For a state budget with a hole that’s now $15.7 billion — $6.5 billion worse than the problem estimated by Gov. Jerry Brown In January – California is in great shape.
At least that’s the impression from reading the Democratic governor’s portrayal of his revised budget plan, released May 14.
The spending plan protects education and public safety, Brown says in his press release. Public schools are slated to receive $5.2 billion more than the governor proposed giving them in January.
Years of cuts in funding for schools and community colleges are reversed, the Democratic governor says, noting that money for public schools and community colleges would jump by $17.3 billion over the next four years.
The budget also “keeps higher education affordable for low-income students” and makes government “more efficient and less costly,” Brown says.
“The revised May budget slashes spending in almost every part of government, but proposes a 16 percent increase in funding for K-12 education, subject to voter approval,” Brown’s press release says.
Voter approval, of course, is the rub.
If Californians don’t increase their own taxes in November, as Brown wants them to, none of them above happens.
Unless voters approve a measure Brown is trying to qualify for the ballot that would increase taxes on the state’s higher earners for seven years and boost the sales tax for every Californian by a quarter-cent for four years, schools will see a reduction, not an increase.
Brown stressed this point in a YouTube video May 12.
And he reiterated it at his Capitol press conference unveiling the new spending plan.
”Cutting alone really doesn’t do it,” Brown told reporters May 14. “Please,” he implored voters, “increase taxes temporarily on the most affluent and everyone else with a quarter of a cent sales tax.
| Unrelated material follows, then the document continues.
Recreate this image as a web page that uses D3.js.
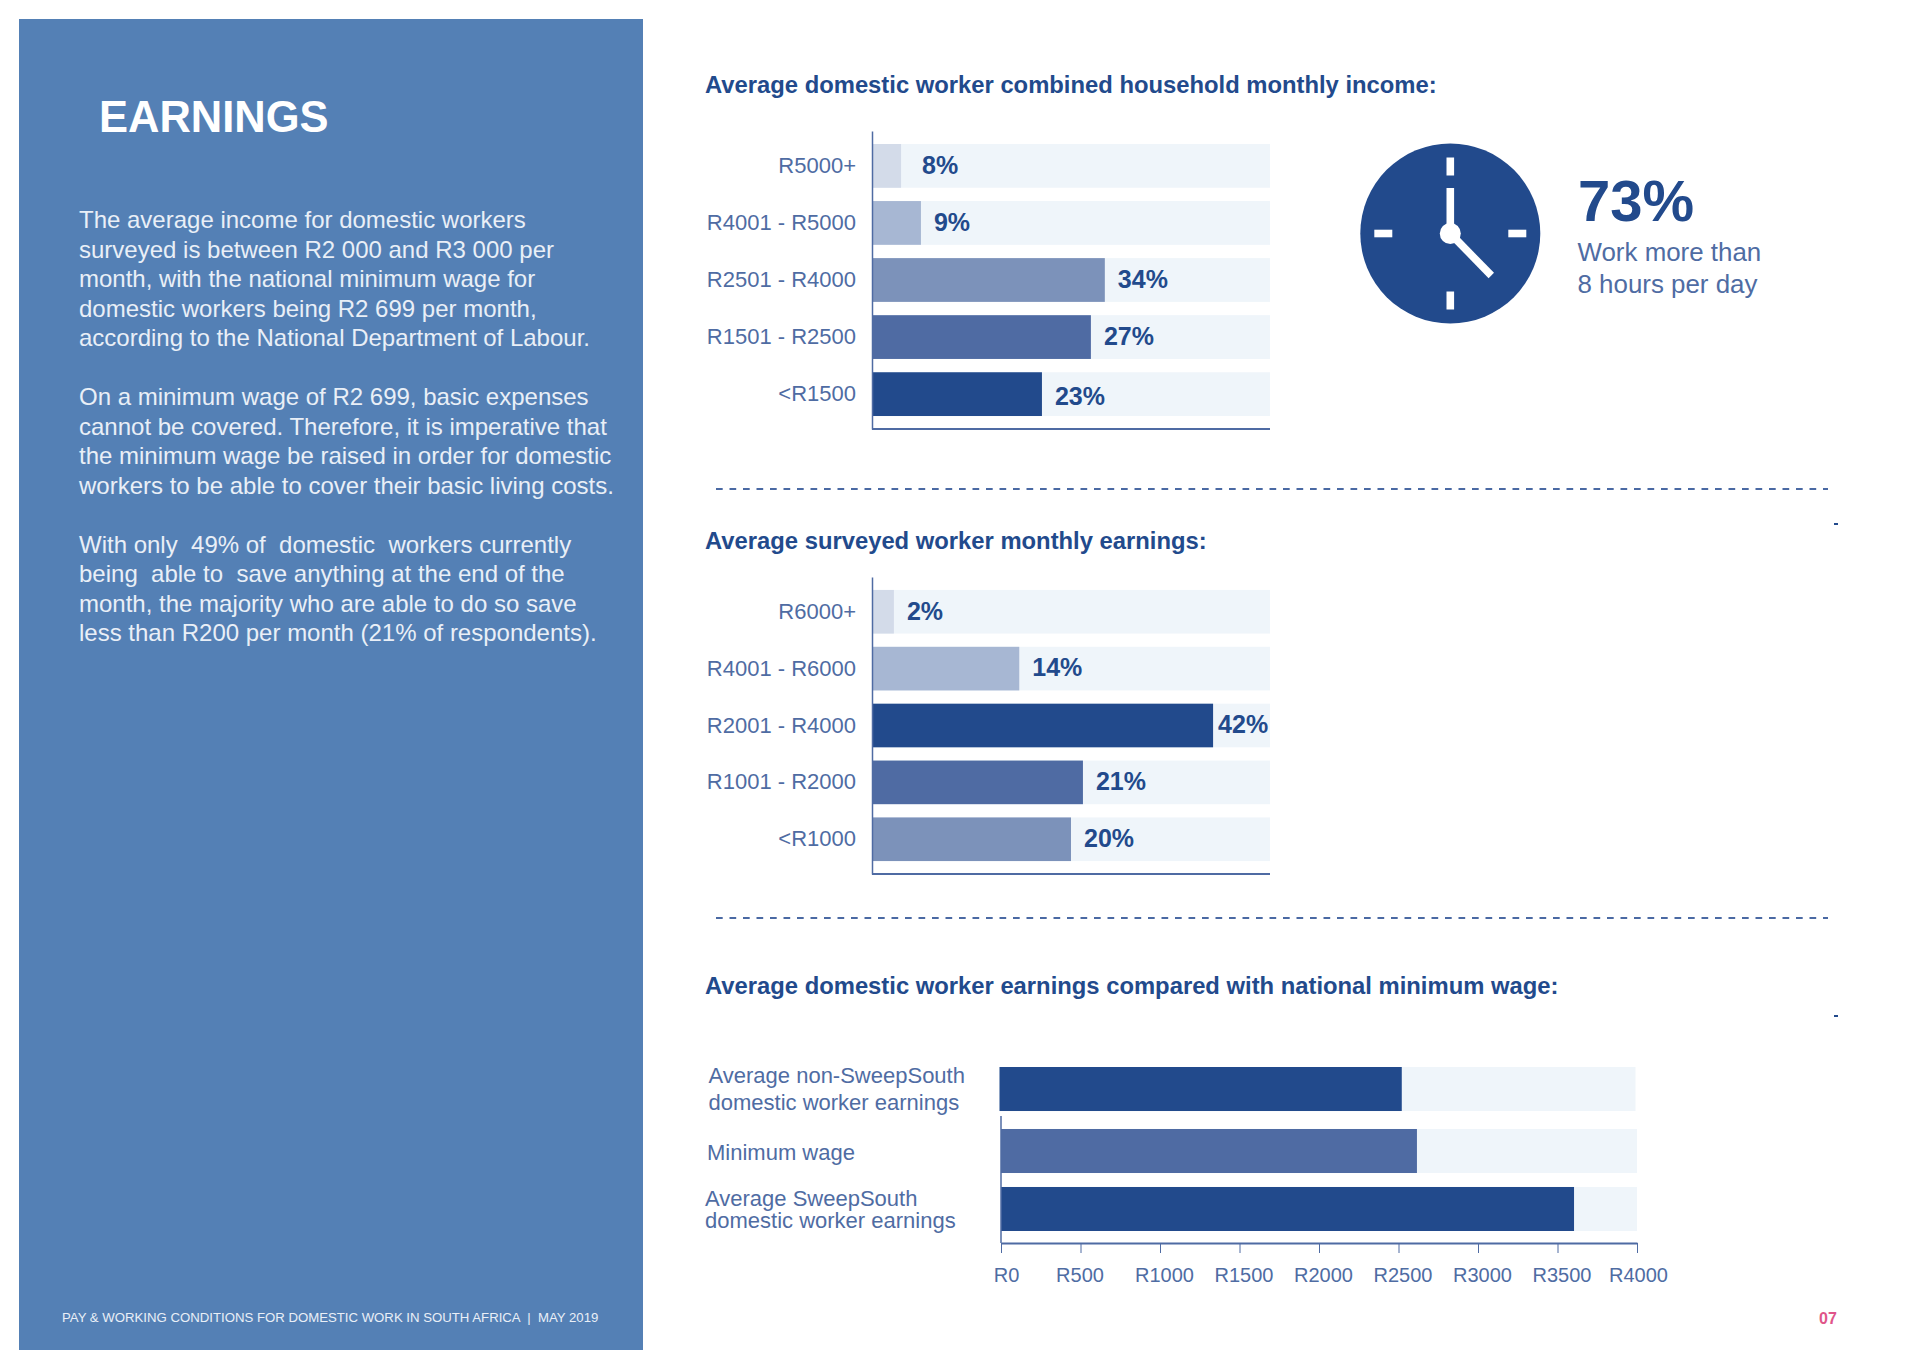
<!DOCTYPE html>
<html>
<head>
<meta charset="utf-8">
<script src="https://d3js.org/d3.v7.min.js"></script>
<style>
  html, body { margin: 0; padding: 0; background: #fff; }
  text { font-family: "Liberation Sans", Arial, sans-serif; white-space: pre; }
  .axis-line path, .axis-line line { stroke: #4f6ba3; }
</style>
</head>
<body>
<svg id="page" width="1920" height="1369"></svg>
<script>
// left panel copy
var panelTitle = "EARNINGS";
var panelLines = [
  ["The average income for domestic workers", "surveyed is between R2 000 and R3 000 per", "month, with the national minimum wage for", "domestic workers being R2 699 per month,", "according to the National Department of Labour."],
  ["On a minimum wage of R2 699, basic expenses", "cannot be covered. Therefore, it is imperative that", "the minimum wage be raised in order for domestic", "workers to be able to cover their basic living costs."],
  ["With only  49% of  domestic  workers currently", "being  able to  save anything at the end of the", "month, the majority who are able to do so save", "less than R200 per month (21% of respondents)."]
];
var footerText = "PAY & WORKING CONDITIONS FOR DOMESTIC WORK IN SOUTH AFRICA  |  MAY 2019";

// household income chart
var householdTitle = "Average domestic worker combined household monthly income:";
var householdCats = ["R5000+", "R4001 - R5000", "R2501 - R4000", "R1501 - R2500", "<R1500"];
var householdLabels = [8, 9, 34, 27, 23];
// the bars in the source don't follow their labels, so lengths are read off
// the picture separately, as % of the pale track
var householdBars = [7.3, 12.3, 58.5, 55, 42.7];
var householdColors = ["#d3dbe9", "#a7b7d3", "#7c92ba", "#4f6ba3", "#224a8c"];

// surveyed worker chart
var surveyedTitle = "Average surveyed worker monthly earnings:";
var surveyedCats = ["R6000+", "R4001 - R6000", "R2001 - R4000", "R1001 - R2000", "<R1000"];
var surveyedLabels = [2, 14, 42, 21, 20];
var surveyedBars = [5.5, 37, 85.7, 53, 50];
var surveyedColors = ["#d3dbe9", "#a7b7d3", "#224a8c", "#4f6ba3", "#7c92ba"];

// wage comparison chart
var wageTitle = "Average domestic worker earnings compared with national minimum wage:";
var wageCats = [["Average non-SweepSouth", "domestic worker earnings"], ["Minimum wage"], ["Average SweepSouth", "domestic worker earnings"]];
var wageValues = [2530, 2616, 3604];
var wageColors = ["#224a8c", "#4f6ba3", "#224a8c"];
var wageTicks = [0, 500, 1000, 1500, 2000, 2500, 3000, 3500, 4000];

// clock call-out
var clockValue = "73%";
var clockLines = ["Work more than", "8 hours per day"];

var DARK = "#224a8c", MID = "#4f6ca3", TRACK = "#eff5fa";
var svg = d3.select("#page");

// --- left panel
svg.append("rect").attr("x", 19).attr("y", 19).attr("width", 624).attr("height", 1331).attr("fill", "#5480b5");
svg.append("text").attr("x", 99).attr("y", 132).attr("fill", "#fff")
  .attr("font-size", 43.5).attr("font-weight", 700).text(panelTitle);

var lineY = 228;
panelLines.forEach(function (para) {
  para.forEach(function (line) {
    svg.append("text").attr("x", 79).attr("y", lineY).attr("fill", "#e9eff7")
      .attr("font-size", 24).text(line);
    lineY += 29.5;
  });
  lineY += 29.5;
});
svg.append("text").attr("x", 62).attr("y", 1322).attr("fill", "#e9eff7")
  .attr("font-size", 13.2).text(footerText);

// --- percent breakdown charts
function drawBreakdown(title, titleY, cats, labels, bars, colors, top, bottom, nudge) {
  svg.append("text").attr("x", 705).attr("y", titleY).attr("fill", DARK)
    .attr("font-size", 23.8).attr("font-weight", 700).text(title);

  var x = d3.scaleLinear().domain([0, 100]).range([872, 1270]);
  var y = d3.scaleBand().domain(cats).range([top, bottom]).paddingInner(0.233).paddingOuter(0.2275);

  var g = svg.append("g");
  g.selectAll(".track").data(cats).join("rect").attr("class", "track")
    .attr("x", x(0)).attr("y", function (d) { return y(d); })
    .attr("width", x(100) - x(0)).attr("height", y.bandwidth()).attr("fill", TRACK);

  g.selectAll(".bar").data(bars).join("rect").attr("class", "bar")
    .attr("x", x(0)).attr("y", function (d, i) { return y(cats[i]); })
    .attr("width", function (d) { return x(d) - x(0); })
    .attr("height", y.bandwidth()).attr("fill", function (d, i) { return colors[i]; });

  g.selectAll(".pct").data(labels).join("text").attr("class", "pct")
    .attr("x", function (d, i) { return x(bars[i]) + 13 + (nudge[i] ? nudge[i][0] : 0); })
    .attr("y", function (d, i) { return y(cats[i]) + y.bandwidth() / 2 + 7.8 + (nudge[i] ? nudge[i][1] : 0); })
    .attr("font-size", 25).attr("font-weight", 700).attr("fill", DARK)
    .text(function (d) { return d + "%"; });

  var left = svg.append("g").attr("class", "axis-line").attr("transform", "translate(" + x(0) + ",0)")
    .call(d3.axisLeft(y).tickSize(0).tickPadding(16));
  left.selectAll("text").attr("font-size", 22).attr("fill", MID).style("font-family", '"Liberation Sans"');
  left.select(".domain").attr("stroke-width", 1.5);

  svg.append("line").attr("x1", x(0)).attr("x2", x(100)).attr("y1", bottom).attr("y2", bottom)
    .attr("stroke", "#4f6ba3").attr("stroke-width", 2);
}

drawBreakdown(householdTitle, 93, householdCats, householdLabels, householdBars, householdColors, 131, 429, { 0: [8, 0], 4: [0, 3] });
drawBreakdown(surveyedTitle, 549, surveyedCats, surveyedLabels, surveyedBars, surveyedColors, 577, 874, { 2: [-8, 0] });

// --- dashed dividers
[489, 918].forEach(function (dy) {
  svg.append("line").attr("x1", 716).attr("x2", 1828).attr("y1", dy).attr("y2", dy)
    .attr("stroke", "#4a69a3").attr("stroke-width", 2).attr("stroke-dasharray", "6.7 6.8");
});

// stray marks in the source
[523, 1015].forEach(function (my) {
  svg.append("rect").attr("x", 1834).attr("y", my).attr("width", 4).attr("height", 2).attr("fill", DARK);
});

// --- clock
var clock = svg.append("g").attr("transform", "translate(1450.3,233.5)");
clock.append("circle").attr("r", 90).attr("fill", DARK);
[0, 90, 180, 270].forEach(function (a) {
  clock.append("line").attr("x1", 0).attr("y1", -58).attr("x2", 0).attr("y2", -76)
    .attr("transform", "rotate(" + a + ")").attr("stroke", "#fff").attr("stroke-width", 7.6);
});
clock.append("line").attr("x1", 0).attr("y1", 0).attr("x2", 0).attr("y2", -45.5).attr("stroke", "#fff").attr("stroke-width", 7.6);
clock.append("line").attr("x1", 0).attr("y1", 0).attr("x2", 41).attr("y2", 42).attr("stroke", "#fff").attr("stroke-width", 7.6);
clock.append("circle").attr("r", 10.5).attr("fill", "#fff");

svg.append("text").attr("x", 1578).attr("y", 221).attr("fill", DARK)
  .attr("font-size", 58).attr("font-weight", 700).text(clockValue);
clockLines.forEach(function (line, i) {
  svg.append("text").attr("x", 1577.5).attr("y", 261 + i * 32).attr("fill", MID)
    .attr("font-size", 25.9).text(line);
});

// --- wage comparison
svg.append("text").attr("x", 705).attr("y", 994).attr("fill", DARK)
  .attr("font-size", 23.8).attr("font-weight", 700).text(wageTitle);

var wageX = d3.scaleLinear().domain([0, 4000]).range([1001, 1637]);
var wageY = d3.scaleBand().domain(d3.range(wageCats.length)).range([1071, 1231]).paddingInner(0.241);

// first row sits a little off the other two in the source
var wageRows = svg.selectAll(".wage-row").data(wageValues).join("g").attr("class", "wage-row")
  .attr("transform", function (d, i) { return i === 0 ? "translate(-1.5,-4)" : null; });
wageRows.append("rect").attr("x", wageX(0)).attr("y", function (d, i) { return wageY(i); })
  .attr("width", wageX(4000) - wageX(0)).attr("height", wageY.bandwidth()).attr("fill", TRACK);
wageRows.append("rect").attr("x", wageX(0)).attr("y", function (d, i) { return wageY(i); })
  .attr("width", function (d) { return wageX(d) - wageX(0); }).attr("height", wageY.bandwidth())
  .attr("fill", function (d, i) { return wageColors[i]; });

var wageLabelX = [708.5, 707, 705];
var wageLabelY = [[1083, 1110], [1160], [1206, 1228]];
wageCats.forEach(function (lines, i) {
  lines.forEach(function (line, j) {
    svg.append("text").attr("x", wageLabelX[i]).attr("y", wageLabelY[i][j]).attr("fill", MID)
      .attr("font-size", 22).text(line);
  });
});

svg.append("line").attr("x1", wageX(0)).attr("x2", wageX(0)).attr("y1", 1116).attr("y2", 1243)
  .attr("stroke", "#4f6ba3").attr("stroke-width", 1.5);
var wageAxis = svg.append("g").attr("class", "axis-line").attr("transform", "translate(0,1243)")
  .call(d3.axisBottom(wageX).tickValues(wageTicks).tickSize(10).tickSizeOuter(0).tickPadding(15)
    .tickFormat(function (d) { return "R" + d; }));
wageAxis.select(".domain").attr("stroke-width", 2);
wageAxis.selectAll("text").attr("font-size", 20).attr("fill", MID).style("font-family", '"Liberation Sans"')
  .attr("dx", function (d) { return d === 0 ? 5 : d === 500 ? -1 : d === 4000 ? 1 : 4; });

// page number
svg.append("text").attr("x", 1828).attr("y", 1324).attr("text-anchor", "middle")
  .attr("fill", "#e0558a").attr("font-size", 16).attr("font-weight", 700).text("07");
</script>
</body>
</html>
I think it’s reasonable. I think it’s fair.”
But it’s not until Page 7 of the revised budget’s 94-page summary that Brown reveals that any “good” in his budget plan is contingent on higher taxes.
More than half of his budget solution — $8.5 billion – is premised on voters approving the November tax increase measure.
Of the $17.3 billion more for public schools and community colleges, $12.7 billion only materializes if Californians agree to increase their taxes this fall.
And, if they don’t, Page 9 lays out the consequences.
Rather than a 16 percent increase for schools and community colleges, their funding will be reduced by $5.5 billion – a $700 million higher reduction than proposed in the governor’s January proposal.
Similarly, the University of California and the California State University system would see cuts of $250 million each — $200 million in January – if the tax measure is not approved.
Under Brown, UC and CSU have already had their funding reduced by $750 million over the past two years.
“As education spending accounts for 53 percent of general fund spending and the May Revision substantially increases K – 14 spending and protects the University of California and California State University from deeper cuts, schools and universities would be the most affected with the additional revenues,” Brown notes.
Irrespective of whether the tax proposal wins at the polls, Brown still would reduce spending for Medi-Cal, the state’s health program fro the poor, by $1.2 – up form $842 million in January. Much of the increase, some $150 million, comes from reducing supplemental payments to private hospitals and ending grants to public hospitals.